#### [Brief]
Repeat what the lines below say, word for word, and skip every image.

#### [Source material]
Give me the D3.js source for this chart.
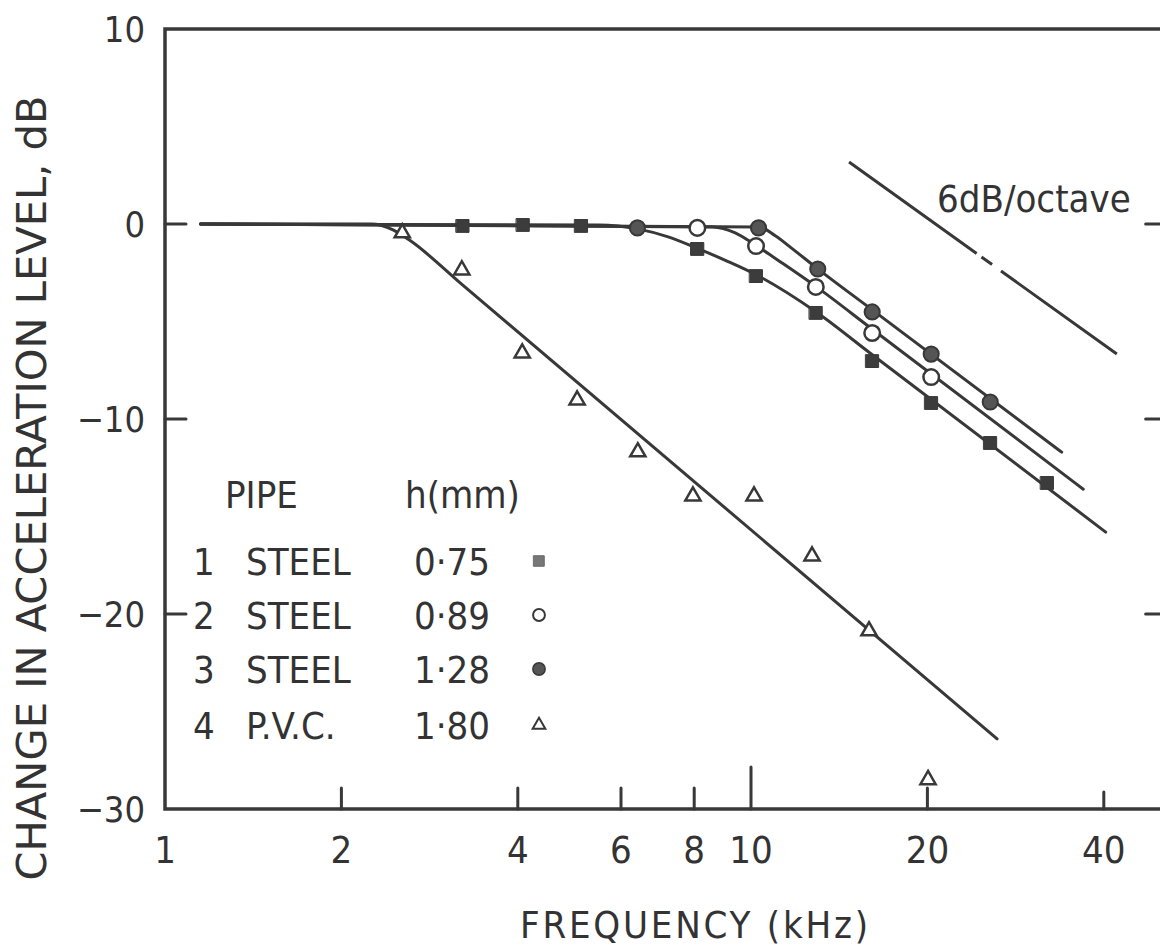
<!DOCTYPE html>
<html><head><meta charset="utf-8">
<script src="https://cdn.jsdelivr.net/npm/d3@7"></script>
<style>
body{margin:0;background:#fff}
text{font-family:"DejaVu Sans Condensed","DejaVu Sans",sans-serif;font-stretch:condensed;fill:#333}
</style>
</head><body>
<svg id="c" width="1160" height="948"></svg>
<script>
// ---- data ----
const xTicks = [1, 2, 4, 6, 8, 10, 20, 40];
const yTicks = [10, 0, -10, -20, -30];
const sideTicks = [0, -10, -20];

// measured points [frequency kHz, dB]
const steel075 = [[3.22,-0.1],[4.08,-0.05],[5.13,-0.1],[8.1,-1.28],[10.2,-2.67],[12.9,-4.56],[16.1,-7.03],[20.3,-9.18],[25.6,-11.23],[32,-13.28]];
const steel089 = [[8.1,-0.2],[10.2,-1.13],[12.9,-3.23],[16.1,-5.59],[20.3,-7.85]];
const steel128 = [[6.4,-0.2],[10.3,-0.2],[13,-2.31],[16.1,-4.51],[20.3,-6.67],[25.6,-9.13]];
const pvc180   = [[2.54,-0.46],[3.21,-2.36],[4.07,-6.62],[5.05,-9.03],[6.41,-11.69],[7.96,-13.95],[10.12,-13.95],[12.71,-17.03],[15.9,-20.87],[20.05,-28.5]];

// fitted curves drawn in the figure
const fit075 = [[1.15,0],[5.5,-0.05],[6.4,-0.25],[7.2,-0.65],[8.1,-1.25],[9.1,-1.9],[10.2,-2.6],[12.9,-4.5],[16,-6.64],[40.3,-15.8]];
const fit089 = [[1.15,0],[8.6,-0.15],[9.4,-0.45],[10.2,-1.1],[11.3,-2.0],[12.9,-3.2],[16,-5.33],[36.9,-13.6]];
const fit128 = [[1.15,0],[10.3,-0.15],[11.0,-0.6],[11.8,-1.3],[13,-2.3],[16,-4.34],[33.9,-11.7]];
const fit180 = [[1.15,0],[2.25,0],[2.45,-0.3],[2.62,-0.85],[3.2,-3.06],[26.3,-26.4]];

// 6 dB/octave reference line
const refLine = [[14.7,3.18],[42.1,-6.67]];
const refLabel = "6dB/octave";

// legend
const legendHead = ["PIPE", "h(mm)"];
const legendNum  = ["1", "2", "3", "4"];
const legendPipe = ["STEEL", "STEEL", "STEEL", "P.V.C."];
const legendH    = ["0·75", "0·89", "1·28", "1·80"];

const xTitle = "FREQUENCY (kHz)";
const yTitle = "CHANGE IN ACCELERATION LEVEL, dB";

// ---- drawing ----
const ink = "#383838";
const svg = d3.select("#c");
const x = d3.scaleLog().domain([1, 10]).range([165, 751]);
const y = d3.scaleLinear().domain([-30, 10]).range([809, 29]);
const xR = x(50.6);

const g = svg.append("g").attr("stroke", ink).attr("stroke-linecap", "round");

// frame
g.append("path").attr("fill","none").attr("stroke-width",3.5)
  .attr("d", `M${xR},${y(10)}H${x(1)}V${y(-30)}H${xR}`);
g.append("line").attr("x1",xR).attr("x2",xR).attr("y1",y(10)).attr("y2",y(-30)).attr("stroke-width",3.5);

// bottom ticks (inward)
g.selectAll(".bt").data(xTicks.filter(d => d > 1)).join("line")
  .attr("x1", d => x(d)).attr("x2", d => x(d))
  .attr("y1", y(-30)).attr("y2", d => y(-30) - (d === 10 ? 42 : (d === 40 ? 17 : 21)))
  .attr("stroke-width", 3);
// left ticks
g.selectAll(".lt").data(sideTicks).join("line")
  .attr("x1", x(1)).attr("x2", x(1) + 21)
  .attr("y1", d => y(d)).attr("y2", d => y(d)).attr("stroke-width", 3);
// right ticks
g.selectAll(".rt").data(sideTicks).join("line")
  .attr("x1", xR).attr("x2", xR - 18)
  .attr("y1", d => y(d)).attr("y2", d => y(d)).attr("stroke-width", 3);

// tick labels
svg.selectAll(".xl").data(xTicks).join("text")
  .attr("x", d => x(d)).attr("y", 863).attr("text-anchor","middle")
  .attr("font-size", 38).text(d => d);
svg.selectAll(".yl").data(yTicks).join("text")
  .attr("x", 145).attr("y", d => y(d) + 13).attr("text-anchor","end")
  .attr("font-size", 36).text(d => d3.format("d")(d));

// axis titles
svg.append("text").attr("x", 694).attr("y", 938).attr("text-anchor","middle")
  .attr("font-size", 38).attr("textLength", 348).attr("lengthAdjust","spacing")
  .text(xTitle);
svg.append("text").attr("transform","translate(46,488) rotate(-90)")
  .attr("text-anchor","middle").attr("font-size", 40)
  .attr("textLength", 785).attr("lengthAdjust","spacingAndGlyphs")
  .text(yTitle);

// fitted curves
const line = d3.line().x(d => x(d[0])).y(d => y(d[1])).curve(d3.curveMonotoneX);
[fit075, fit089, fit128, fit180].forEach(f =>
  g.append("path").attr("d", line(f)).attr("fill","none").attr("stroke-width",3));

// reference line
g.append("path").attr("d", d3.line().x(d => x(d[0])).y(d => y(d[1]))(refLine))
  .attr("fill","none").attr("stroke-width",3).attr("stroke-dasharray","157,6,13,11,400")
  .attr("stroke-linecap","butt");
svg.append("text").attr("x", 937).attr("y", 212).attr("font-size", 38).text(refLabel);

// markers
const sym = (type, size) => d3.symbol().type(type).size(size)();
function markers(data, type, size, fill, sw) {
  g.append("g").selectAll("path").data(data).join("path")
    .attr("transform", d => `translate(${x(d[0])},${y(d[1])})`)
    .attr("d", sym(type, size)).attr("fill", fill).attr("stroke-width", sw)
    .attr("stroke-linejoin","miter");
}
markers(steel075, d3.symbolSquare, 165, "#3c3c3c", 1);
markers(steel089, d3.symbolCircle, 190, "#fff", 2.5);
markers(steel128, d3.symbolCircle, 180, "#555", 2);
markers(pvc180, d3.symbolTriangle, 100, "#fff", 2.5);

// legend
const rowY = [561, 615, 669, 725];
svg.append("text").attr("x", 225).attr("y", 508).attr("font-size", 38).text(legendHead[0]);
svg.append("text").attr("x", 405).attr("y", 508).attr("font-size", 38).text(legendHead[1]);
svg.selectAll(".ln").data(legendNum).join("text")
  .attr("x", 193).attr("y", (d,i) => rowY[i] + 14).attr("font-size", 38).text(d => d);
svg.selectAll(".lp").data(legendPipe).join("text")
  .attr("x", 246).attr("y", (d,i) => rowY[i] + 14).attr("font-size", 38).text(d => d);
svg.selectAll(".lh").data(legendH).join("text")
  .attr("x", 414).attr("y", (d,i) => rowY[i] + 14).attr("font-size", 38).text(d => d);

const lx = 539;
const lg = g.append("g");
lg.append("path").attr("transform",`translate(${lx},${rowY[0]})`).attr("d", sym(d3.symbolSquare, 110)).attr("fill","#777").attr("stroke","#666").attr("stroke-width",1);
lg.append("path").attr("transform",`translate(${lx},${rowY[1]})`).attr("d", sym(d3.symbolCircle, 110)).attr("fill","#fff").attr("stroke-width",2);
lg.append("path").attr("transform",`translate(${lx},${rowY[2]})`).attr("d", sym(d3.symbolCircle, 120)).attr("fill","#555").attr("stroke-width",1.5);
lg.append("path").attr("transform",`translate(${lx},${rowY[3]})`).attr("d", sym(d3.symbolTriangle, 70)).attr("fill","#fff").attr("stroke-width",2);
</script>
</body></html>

#### [Answer for this exercise]
Give me the D3.js source for this chart.
<!DOCTYPE html>
<html><head><meta charset="utf-8">
<script src="https://cdn.jsdelivr.net/npm/d3@7"></script>
<style>
body{margin:0;background:#fff}
text{font-family:"DejaVu Sans Condensed","DejaVu Sans",sans-serif;font-stretch:condensed;fill:#333}
</style>
</head><body>
<svg id="c" width="1160" height="948"></svg>
<script>
// ---- data ----
const xTicks = [1, 2, 4, 6, 8, 10, 20, 40];
const yTicks = [10, 0, -10, -20, -30];
const sideTicks = [0, -10, -20];

// measured points [frequency kHz, dB]
const steel075 = [[3.22,-0.1],[4.08,-0.05],[5.13,-0.1],[8.1,-1.28],[10.2,-2.67],[12.9,-4.56],[16.1,-7.03],[20.3,-9.18],[25.6,-11.23],[32,-13.28]];
const steel089 = [[8.1,-0.2],[10.2,-1.13],[12.9,-3.23],[16.1,-5.59],[20.3,-7.85]];
const steel128 = [[6.4,-0.2],[10.3,-0.2],[13,-2.31],[16.1,-4.51],[20.3,-6.67],[25.6,-9.13]];
const pvc180   = [[2.54,-0.46],[3.21,-2.36],[4.07,-6.62],[5.05,-9.03],[6.41,-11.69],[7.96,-13.95],[10.12,-13.95],[12.71,-17.03],[15.9,-20.87],[20.05,-28.5]];

// fitted curves drawn in the figure
const fit075 = [[1.15,0],[5.5,-0.05],[6.4,-0.25],[7.2,-0.65],[8.1,-1.25],[9.1,-1.9],[10.2,-2.6],[12.9,-4.5],[16,-6.64],[40.3,-15.8]];
const fit089 = [[1.15,0],[8.6,-0.15],[9.4,-0.45],[10.2,-1.1],[11.3,-2.0],[12.9,-3.2],[16,-5.33],[36.9,-13.6]];
const fit128 = [[1.15,0],[10.3,-0.15],[11.0,-0.6],[11.8,-1.3],[13,-2.3],[16,-4.34],[33.9,-11.7]];
const fit180 = [[1.15,0],[2.25,0],[2.45,-0.3],[2.62,-0.85],[3.2,-3.06],[26.3,-26.4]];

// 6 dB/octave reference line
const refLine = [[14.7,3.18],[42.1,-6.67]];
const refLabel = "6dB/octave";

// legend
const legendHead = ["PIPE", "h(mm)"];
const legendNum  = ["1", "2", "3", "4"];
const legendPipe = ["STEEL", "STEEL", "STEEL", "P.V.C."];
const legendH    = ["0·75", "0·89", "1·28", "1·80"];

const xTitle = "FREQUENCY (kHz)";
const yTitle = "CHANGE IN ACCELERATION LEVEL, dB";

// ---- drawing ----
const ink = "#383838";
const svg = d3.select("#c");
const x = d3.scaleLog().domain([1, 10]).range([165, 751]);
const y = d3.scaleLinear().domain([-30, 10]).range([809, 29]);
const xR = x(50.6);

const g = svg.append("g").attr("stroke", ink).attr("stroke-linecap", "round");

// frame
g.append("path").attr("fill","none").attr("stroke-width",3.5)
  .attr("d", `M${xR},${y(10)}H${x(1)}V${y(-30)}H${xR}`);
g.append("line").attr("x1",xR).attr("x2",xR).attr("y1",y(10)).attr("y2",y(-30)).attr("stroke-width",3.5);

// bottom ticks (inward)
g.selectAll(".bt").data(xTicks.filter(d => d > 1)).join("line")
  .attr("x1", d => x(d)).attr("x2", d => x(d))
  .attr("y1", y(-30)).attr("y2", d => y(-30) - (d === 10 ? 42 : (d === 40 ? 17 : 21)))
  .attr("stroke-width", 3);
// left ticks
g.selectAll(".lt").data(sideTicks).join("line")
  .attr("x1", x(1)).attr("x2", x(1) + 21)
  .attr("y1", d => y(d)).attr("y2", d => y(d)).attr("stroke-width", 3);
// right ticks
g.selectAll(".rt").data(sideTicks).join("line")
  .attr("x1", xR).attr("x2", xR - 18)
  .attr("y1", d => y(d)).attr("y2", d => y(d)).attr("stroke-width", 3);

// tick labels
svg.selectAll(".xl").data(xTicks).join("text")
  .attr("x", d => x(d)).attr("y", 863).attr("text-anchor","middle")
  .attr("font-size", 38).text(d => d);
svg.selectAll(".yl").data(yTicks).join("text")
  .attr("x", 145).attr("y", d => y(d) + 13).attr("text-anchor","end")
  .attr("font-size", 36).text(d => d3.format("d")(d));

// axis titles
svg.append("text").attr("x", 694).attr("y", 938).attr("text-anchor","middle")
  .attr("font-size", 38).attr("textLength", 348).attr("lengthAdjust","spacing")
  .text(xTitle);
svg.append("text").attr("transform","translate(46,488) rotate(-90)")
  .attr("text-anchor","middle").attr("font-size", 40)
  .attr("textLength", 785).attr("lengthAdjust","spacingAndGlyphs")
  .text(yTitle);

// fitted curves
const line = d3.line().x(d => x(d[0])).y(d => y(d[1])).curve(d3.curveMonotoneX);
[fit075, fit089, fit128, fit180].forEach(f =>
  g.append("path").attr("d", line(f)).attr("fill","none").attr("stroke-width",3));

// reference line
g.append("path").attr("d", d3.line().x(d => x(d[0])).y(d => y(d[1]))(refLine))
  .attr("fill","none").attr("stroke-width",3).attr("stroke-dasharray","157,6,13,11,400")
  .attr("stroke-linecap","butt");
svg.append("text").attr("x", 937).attr("y", 212).attr("font-size", 38).text(refLabel);

// markers
const sym = (type, size) => d3.symbol().type(type).size(size)();
function markers(data, type, size, fill, sw) {
  g.append("g").selectAll("path").data(data).join("path")
    .attr("transform", d => `translate(${x(d[0])},${y(d[1])})`)
    .attr("d", sym(type, size)).attr("fill", fill).attr("stroke-width", sw)
    .attr("stroke-linejoin","miter");
}
markers(steel075, d3.symbolSquare, 165, "#3c3c3c", 1);
markers(steel089, d3.symbolCircle, 190, "#fff", 2.5);
markers(steel128, d3.symbolCircle, 180, "#555", 2);
markers(pvc180, d3.symbolTriangle, 100, "#fff", 2.5);

// legend
const rowY = [561, 615, 669, 725];
svg.append("text").attr("x", 225).attr("y", 508).attr("font-size", 38).text(legendHead[0]);
svg.append("text").attr("x", 405).attr("y", 508).attr("font-size", 38).text(legendHead[1]);
svg.selectAll(".ln").data(legendNum).join("text")
  .attr("x", 193).attr("y", (d,i) => rowY[i] + 14).attr("font-size", 38).text(d => d);
svg.selectAll(".lp").data(legendPipe).join("text")
  .attr("x", 246).attr("y", (d,i) => rowY[i] + 14).attr("font-size", 38).text(d => d);
svg.selectAll(".lh").data(legendH).join("text")
  .attr("x", 414).attr("y", (d,i) => rowY[i] + 14).attr("font-size", 38).text(d => d);

const lx = 539;
const lg = g.append("g");
lg.append("path").attr("transform",`translate(${lx},${rowY[0]})`).attr("d", sym(d3.symbolSquare, 110)).attr("fill","#777").attr("stroke","#666").attr("stroke-width",1);
lg.append("path").attr("transform",`translate(${lx},${rowY[1]})`).attr("d", sym(d3.symbolCircle, 110)).attr("fill","#fff").attr("stroke-width",2);
lg.append("path").attr("transform",`translate(${lx},${rowY[2]})`).attr("d", sym(d3.symbolCircle, 120)).attr("fill","#555").attr("stroke-width",1.5);
lg.append("path").attr("transform",`translate(${lx},${rowY[3]})`).attr("d", sym(d3.symbolTriangle, 70)).attr("fill","#fff").attr("stroke-width",2);
</script>
</body></html>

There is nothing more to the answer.